Customers may have experienced problems accessing the Azure management portal. We have failed the portal away from AFD to mitigate the portal access issues. Customers should be able to access the Azure management portal directly, while all portal extensions are working correctly there may be a small number of endpoints that might have a problem loading (i.e. Marketplace).
We do not have an ETA for when the rollback will be completed, but we will update this communication within 30 minutes or when we have an update.
This message was last updated at 17:46 UTC on 29 October 2025"
Ms update: "Azure Portal Access Issues Starting at approximately 16:00 UTC, we began experiencing Azure Front Door issues resulting in a loss of availability of some services. In addition, customers may experience issues accessing the Azure Portal. Customers can attempt to use programmatic methods (PowerShell, CLI, etc.) to access/utilize resources if they are unable to access the portal directly.
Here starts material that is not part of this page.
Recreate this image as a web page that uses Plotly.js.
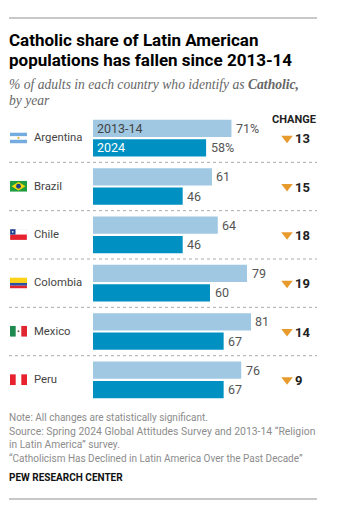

We have failed the portal away from Azure Front Door (AFD) to attempt to mitigate the portal access issues and are continuing to assess the situation. We are actively assessing failover options of internal services from our AFD infrastructure. Our investigation into the contributing factors and additional recovery workstreams continues. More information will be provided within 60 minutes or sooner. This message was last updated at 17:04 UTC on 29 October 2025"
We are currently experiencing the impact of a global network issue affecting Microsoft Azure, which is impacting all services connected to AEVO Innovate.
Official Statement from Microsoft:
“As of approximately 16:00 UTC, we began experiencing DNS issues, leading to reduced availability for some services. Customers may encounter difficulties accessing the Azure Portal. We have taken actions that should soon resolve access issues to the portal. We are actively investigating the root cause and implementing additional mitigation measures. Further updates will be provided within the next 60 minutes.”